## Task
Retype only what runs from the beginning of the data through the line with "in range(1, 11)]"; please omit the pictures and keep every line exact.

══ Data block

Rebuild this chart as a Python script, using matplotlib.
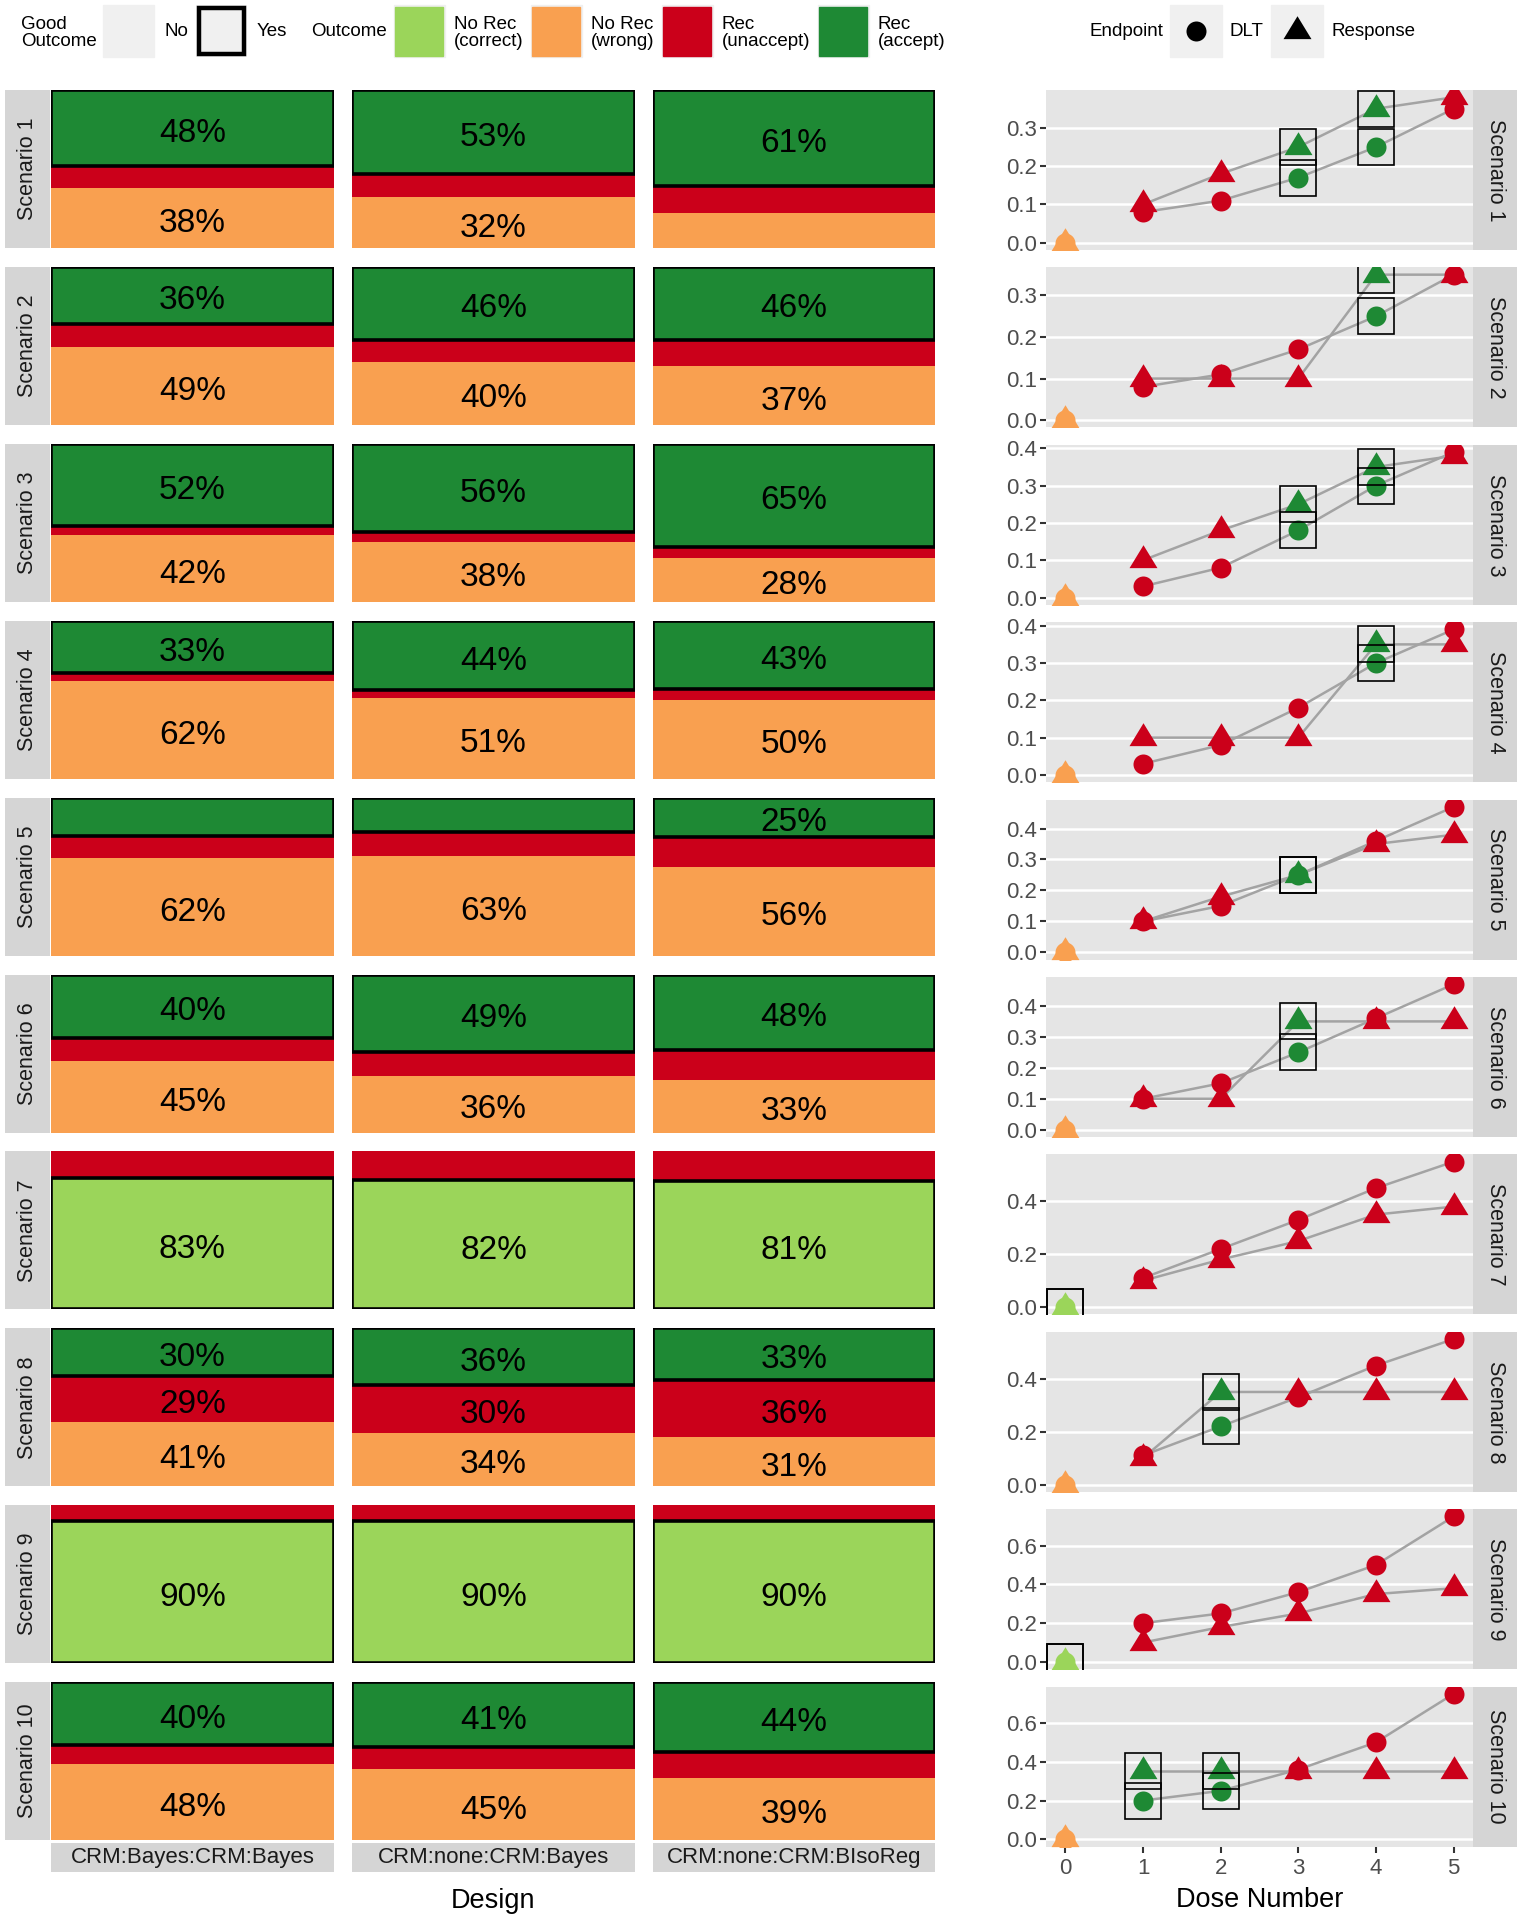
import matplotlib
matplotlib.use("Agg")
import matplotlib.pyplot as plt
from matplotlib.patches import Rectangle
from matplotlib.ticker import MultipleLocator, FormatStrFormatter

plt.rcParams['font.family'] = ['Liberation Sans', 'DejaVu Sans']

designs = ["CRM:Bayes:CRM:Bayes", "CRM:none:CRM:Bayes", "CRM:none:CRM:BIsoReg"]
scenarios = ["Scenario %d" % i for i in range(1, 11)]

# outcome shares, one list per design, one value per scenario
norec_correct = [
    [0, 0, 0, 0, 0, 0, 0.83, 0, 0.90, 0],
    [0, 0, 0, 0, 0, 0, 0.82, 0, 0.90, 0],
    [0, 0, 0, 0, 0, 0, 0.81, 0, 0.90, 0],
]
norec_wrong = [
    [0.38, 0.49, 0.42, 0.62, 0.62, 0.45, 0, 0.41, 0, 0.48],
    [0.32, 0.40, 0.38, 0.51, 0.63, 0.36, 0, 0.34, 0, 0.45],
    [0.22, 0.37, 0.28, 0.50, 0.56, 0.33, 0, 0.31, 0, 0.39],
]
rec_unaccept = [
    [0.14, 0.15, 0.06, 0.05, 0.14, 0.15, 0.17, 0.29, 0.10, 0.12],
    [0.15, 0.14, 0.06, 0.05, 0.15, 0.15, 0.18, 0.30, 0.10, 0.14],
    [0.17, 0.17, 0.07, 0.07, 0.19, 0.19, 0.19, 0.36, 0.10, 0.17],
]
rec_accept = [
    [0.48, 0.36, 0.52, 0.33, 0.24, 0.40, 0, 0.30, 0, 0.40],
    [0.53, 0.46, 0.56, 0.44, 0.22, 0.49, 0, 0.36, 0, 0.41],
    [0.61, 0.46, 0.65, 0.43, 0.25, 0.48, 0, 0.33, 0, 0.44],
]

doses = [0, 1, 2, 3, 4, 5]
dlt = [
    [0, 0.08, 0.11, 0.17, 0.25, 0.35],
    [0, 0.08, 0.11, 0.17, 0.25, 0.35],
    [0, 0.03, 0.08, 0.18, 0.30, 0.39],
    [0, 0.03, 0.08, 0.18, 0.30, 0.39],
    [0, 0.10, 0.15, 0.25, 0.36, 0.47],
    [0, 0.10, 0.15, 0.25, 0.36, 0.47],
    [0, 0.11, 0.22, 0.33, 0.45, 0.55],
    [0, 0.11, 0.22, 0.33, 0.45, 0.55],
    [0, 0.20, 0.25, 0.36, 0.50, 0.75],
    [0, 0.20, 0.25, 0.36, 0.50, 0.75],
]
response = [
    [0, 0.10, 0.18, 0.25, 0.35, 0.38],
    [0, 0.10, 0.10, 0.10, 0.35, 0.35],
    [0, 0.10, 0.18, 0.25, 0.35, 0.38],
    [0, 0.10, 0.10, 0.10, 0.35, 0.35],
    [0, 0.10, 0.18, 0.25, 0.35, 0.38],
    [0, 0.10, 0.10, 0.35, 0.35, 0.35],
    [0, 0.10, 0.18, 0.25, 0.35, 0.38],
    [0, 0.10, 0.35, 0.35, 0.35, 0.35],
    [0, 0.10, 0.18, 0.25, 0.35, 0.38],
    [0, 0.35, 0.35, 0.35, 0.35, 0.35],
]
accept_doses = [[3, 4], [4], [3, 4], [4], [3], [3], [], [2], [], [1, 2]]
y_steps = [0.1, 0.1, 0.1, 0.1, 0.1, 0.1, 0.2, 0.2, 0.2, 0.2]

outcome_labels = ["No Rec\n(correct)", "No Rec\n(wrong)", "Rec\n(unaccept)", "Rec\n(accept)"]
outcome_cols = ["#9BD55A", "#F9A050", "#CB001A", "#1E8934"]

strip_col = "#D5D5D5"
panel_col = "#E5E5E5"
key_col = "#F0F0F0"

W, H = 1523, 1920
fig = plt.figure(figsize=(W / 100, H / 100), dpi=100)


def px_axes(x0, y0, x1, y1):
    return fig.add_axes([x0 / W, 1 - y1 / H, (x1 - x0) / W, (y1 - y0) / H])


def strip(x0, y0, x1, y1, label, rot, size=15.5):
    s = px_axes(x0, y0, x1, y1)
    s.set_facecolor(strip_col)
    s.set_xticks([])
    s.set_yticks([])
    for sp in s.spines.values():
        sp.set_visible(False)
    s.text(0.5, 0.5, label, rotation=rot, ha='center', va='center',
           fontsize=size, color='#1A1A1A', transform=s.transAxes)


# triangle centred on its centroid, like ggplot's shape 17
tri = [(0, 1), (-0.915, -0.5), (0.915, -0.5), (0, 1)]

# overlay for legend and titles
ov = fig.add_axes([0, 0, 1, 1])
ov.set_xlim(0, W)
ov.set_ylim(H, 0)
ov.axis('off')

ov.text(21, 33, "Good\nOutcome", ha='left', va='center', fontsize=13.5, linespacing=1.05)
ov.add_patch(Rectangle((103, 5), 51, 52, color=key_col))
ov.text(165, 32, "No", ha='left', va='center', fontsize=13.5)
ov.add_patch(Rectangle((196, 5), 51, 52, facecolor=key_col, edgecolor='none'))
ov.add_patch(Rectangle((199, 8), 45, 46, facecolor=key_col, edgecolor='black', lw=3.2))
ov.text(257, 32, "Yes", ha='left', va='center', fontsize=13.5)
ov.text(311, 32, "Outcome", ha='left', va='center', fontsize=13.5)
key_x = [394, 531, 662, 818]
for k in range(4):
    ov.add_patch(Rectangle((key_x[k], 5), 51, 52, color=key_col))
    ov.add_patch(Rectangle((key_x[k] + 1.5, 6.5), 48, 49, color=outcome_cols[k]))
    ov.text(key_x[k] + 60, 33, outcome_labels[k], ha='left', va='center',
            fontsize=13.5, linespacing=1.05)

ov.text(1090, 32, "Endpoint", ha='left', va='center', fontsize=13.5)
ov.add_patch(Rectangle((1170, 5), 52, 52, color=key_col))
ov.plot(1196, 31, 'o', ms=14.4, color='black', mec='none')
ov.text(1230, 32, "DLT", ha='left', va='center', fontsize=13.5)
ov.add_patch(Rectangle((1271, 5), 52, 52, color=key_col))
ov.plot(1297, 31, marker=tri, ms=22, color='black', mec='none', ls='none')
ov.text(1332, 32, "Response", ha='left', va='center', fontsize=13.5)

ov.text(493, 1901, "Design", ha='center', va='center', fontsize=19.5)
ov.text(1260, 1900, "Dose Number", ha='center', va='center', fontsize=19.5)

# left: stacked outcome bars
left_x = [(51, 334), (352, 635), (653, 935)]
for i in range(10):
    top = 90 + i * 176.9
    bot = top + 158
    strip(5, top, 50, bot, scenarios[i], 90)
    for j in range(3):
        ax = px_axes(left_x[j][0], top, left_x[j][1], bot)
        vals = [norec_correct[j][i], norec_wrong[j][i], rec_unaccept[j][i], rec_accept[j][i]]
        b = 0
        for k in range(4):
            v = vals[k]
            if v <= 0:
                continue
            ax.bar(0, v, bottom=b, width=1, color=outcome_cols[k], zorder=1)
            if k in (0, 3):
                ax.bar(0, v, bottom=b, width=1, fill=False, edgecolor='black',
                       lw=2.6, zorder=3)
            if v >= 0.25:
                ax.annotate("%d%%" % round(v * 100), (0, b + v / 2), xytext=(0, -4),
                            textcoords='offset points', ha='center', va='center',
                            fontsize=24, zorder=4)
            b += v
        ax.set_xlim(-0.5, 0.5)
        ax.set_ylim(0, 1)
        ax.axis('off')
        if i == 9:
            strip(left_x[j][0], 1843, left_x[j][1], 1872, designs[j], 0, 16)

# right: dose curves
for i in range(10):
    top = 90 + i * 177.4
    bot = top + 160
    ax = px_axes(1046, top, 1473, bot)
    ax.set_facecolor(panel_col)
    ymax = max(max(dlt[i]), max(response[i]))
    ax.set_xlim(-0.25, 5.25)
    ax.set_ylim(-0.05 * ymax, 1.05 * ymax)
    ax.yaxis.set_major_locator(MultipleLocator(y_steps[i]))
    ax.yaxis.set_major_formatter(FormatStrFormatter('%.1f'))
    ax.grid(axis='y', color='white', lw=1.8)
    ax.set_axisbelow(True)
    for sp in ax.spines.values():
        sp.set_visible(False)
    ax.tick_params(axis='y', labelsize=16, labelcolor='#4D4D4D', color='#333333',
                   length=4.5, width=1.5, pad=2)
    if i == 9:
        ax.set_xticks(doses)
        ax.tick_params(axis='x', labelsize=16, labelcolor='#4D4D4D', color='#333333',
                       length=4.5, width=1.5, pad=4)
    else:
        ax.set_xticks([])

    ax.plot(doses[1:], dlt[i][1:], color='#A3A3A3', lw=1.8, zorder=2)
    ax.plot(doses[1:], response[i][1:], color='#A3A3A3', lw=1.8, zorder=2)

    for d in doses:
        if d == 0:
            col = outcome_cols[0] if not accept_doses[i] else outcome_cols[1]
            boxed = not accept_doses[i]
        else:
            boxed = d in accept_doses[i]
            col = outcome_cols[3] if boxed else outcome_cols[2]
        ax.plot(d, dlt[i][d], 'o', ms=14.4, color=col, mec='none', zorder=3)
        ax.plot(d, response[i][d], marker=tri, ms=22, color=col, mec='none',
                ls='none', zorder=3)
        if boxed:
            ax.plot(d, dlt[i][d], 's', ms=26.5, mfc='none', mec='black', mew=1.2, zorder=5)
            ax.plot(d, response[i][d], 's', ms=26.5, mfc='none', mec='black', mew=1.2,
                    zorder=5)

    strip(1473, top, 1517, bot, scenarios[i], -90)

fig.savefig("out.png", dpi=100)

════

## The output
Rebuild this chart as a Python script, using matplotlib.
import matplotlib
matplotlib.use("Agg")
import matplotlib.pyplot as plt
from matplotlib.patches import Rectangle
from matplotlib.ticker import MultipleLocator, FormatStrFormatter

plt.rcParams['font.family'] = ['Liberation Sans', 'DejaVu Sans']

designs = ["CRM:Bayes:CRM:Bayes", "CRM:none:CRM:Bayes", "CRM:none:CRM:BIsoReg"]
scenarios = ["Scenario %d" % i for i in range(1, 11)]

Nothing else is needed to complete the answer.